Nayanthara | Photo: Mathrubhumi
Mumbai: With the changing dynamics of the Indian film industry, South star Nayanthara believes now is the "right time" for artists to take bold decisions and present their content to a larger audience.
The 38-year-old actor, one of the biggest stars of Tamil, Telugu and Malayalam film industries, is entering the Hindi market with the release of her latest Tamil horror movie “Connect”, which she has also produced via her banner Rowdy Pictures.
She will follow it up with Shah Rukh Khan-starrer “Jawan”, which will be her first full-fledged Hindi project.
“This change (in industry dynamics) has given confidence to everyone. It has motivated us to take bold decisions of releasing our films in other languages, where people are not so aware of the star or the director,” Nayanthara told PTI in a virtual interview.
In the past two decades, the actor has established herself as 'lady superstar' of the South, but Bollywood was never her focus until recently.
The success of "RRR", "Pushpa" and "KGF" franchise has created an opportunity for her to connect with the Hindi audience, who has mostly seen her in the dubbed version of popular hits "Aadhavan", "Chandramukhi", "Tulasi", "Arrambam" and "Sivaji".
"There is a right time for everything. It is just that I didn't get the opportunity to do a full-fledged Hindi film or a proper dubbed Hindi film. Also, the situations were quite different earlier. Today, it has changed and we have to move according to the situation," she added.
Nayanthara believes a content rich film will strike a chord with the audiences across the country and globe, irrespective of its language.
“We believe that if people watch a good film, they will be happy and will connect, whether it is in Tamil, Telugu, Malayalam, Kannada or Hindi. It will work everywhere if the content is good."
“Connect”, directed by Ashwin Saravanan of "Maya" and "Game Over" fame, has the right ingredients to entice the Hindi audience, she said.
“'Connect' is not about a region or a family in Tamil Nadu. It is not state specific and I don't think there should be a language barrier for this film,” the actor added.
Set during the lockdown in India, the film follows a single mother (Nayanthara) who starts noticing eerie changes in the behaviour of her daughter.
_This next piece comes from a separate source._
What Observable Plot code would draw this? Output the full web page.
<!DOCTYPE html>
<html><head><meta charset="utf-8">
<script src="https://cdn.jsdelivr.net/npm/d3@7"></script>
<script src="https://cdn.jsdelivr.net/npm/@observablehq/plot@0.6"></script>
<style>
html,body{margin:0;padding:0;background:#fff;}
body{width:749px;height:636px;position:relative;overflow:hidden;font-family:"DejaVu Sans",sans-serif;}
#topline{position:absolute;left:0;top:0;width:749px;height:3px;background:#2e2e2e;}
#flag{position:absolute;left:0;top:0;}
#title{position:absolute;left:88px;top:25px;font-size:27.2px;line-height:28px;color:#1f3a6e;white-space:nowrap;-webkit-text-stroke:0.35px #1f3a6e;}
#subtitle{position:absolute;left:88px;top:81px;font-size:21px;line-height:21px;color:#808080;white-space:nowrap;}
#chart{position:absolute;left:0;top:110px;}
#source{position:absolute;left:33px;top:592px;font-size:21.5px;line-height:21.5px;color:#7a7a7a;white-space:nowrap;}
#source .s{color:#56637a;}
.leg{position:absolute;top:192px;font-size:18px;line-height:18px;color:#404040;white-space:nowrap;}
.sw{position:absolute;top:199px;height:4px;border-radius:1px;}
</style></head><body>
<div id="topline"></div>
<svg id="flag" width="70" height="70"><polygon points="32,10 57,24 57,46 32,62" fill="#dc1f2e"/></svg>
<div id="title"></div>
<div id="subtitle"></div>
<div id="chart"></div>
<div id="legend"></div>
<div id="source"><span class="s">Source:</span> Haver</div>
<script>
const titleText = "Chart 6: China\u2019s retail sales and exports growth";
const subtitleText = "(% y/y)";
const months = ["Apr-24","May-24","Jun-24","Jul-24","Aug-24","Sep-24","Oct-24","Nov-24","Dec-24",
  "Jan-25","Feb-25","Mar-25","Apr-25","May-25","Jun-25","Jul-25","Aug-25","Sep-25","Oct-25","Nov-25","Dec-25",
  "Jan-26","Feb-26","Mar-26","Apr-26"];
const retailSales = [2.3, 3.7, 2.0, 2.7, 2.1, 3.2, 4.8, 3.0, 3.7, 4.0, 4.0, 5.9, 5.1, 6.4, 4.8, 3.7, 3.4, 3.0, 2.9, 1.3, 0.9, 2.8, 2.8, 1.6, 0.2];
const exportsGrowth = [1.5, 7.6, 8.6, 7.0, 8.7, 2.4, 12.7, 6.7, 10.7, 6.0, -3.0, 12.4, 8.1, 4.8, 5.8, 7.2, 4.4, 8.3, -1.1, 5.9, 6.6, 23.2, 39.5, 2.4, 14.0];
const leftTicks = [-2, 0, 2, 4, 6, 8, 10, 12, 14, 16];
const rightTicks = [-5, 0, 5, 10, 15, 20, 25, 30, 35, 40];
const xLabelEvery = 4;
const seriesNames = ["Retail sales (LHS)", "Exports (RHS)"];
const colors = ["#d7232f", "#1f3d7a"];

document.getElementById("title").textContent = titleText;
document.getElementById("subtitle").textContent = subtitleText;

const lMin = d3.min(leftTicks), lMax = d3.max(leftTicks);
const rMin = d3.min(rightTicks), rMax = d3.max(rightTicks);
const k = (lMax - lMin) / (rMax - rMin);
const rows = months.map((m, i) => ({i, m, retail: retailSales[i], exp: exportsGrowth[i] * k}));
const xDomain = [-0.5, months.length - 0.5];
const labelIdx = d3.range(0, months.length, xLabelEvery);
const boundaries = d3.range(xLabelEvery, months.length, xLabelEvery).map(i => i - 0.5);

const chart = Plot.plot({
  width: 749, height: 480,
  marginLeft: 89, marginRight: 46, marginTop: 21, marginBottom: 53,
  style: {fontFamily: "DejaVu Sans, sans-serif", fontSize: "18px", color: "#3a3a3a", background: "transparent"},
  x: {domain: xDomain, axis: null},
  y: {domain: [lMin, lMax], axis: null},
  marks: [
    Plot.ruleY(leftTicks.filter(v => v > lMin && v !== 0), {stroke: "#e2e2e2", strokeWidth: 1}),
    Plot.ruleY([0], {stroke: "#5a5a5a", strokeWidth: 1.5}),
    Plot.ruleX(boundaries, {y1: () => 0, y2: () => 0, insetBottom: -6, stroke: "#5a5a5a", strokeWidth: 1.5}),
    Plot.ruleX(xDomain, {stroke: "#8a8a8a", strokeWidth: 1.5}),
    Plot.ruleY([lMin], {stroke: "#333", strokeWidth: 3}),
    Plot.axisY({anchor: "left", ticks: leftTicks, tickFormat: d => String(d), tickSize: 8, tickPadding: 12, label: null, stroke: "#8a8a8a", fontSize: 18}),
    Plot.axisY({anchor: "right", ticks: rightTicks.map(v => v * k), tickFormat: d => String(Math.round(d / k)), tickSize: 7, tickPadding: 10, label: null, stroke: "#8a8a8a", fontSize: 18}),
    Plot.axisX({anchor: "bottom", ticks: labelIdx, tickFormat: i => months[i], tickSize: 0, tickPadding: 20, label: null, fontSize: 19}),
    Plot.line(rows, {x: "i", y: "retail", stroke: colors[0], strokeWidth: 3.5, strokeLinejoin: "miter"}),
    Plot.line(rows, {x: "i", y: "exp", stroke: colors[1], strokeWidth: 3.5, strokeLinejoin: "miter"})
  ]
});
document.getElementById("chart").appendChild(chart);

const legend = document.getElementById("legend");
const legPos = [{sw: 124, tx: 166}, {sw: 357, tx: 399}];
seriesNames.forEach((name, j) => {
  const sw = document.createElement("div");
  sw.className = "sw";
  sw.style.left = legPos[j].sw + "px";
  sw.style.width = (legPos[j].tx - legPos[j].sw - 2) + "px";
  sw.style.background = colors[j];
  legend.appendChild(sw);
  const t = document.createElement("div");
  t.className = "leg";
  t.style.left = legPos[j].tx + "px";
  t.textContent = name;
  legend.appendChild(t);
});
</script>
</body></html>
The Tamil version released on December 22, while the Hindi version came out on Thursday.
The actor is delighted with the response to the film.
"'Connect' is a theatre experience and the audience is loving the thrill of watching a horror film on the big screen."
But with success comes responsibility and Nayanthara said she is well-aware of maintaining the standards the South cinema has set for itself.
“We feel a sense of responsibility that we have to make a pretty decent film and not a stupid film."
“Connect” marks her second collaboration with director Saravanan after 2015 horror feature “Maya”, which was Nayanthara's 50th movie.
The actor said both “Maya” and “Connect” may belong to the same genre, but are totally different in their treatment.
"‘Maya' is a lot twisted. But with ‘Connect', I felt that the simplicity of the film itself is fresh,” she added.
In "Connect", Nayanthara plays Susan Murugasan, whose world comes down during the pandemic after she loses her husband and is disturbed about her daughter getting possessed by a ghost.
The “Netrikann” star said to essay any character, she relies on her director's vision, besides her own process, which is more internal.
“It is not always about trying to replicate (someone). Sometimes for some characters, which have in-depth emotion, it is more of an internal process."
Also starring Sathyaraj, Anupam Kher, and Vinay Rai, Haniya Nafisa, “Connect” is backed by Nayanthara and her filmmaker husband Vignesh Shivan's Rowdy Pictures.
Going forward, Nayanthara said she would continue making the most of the opportunities coming her way.
"I would try to do different films... We don't know what works, it depends on what is being offered to you and I will make the best out of it. That is my responsibility," the actor said.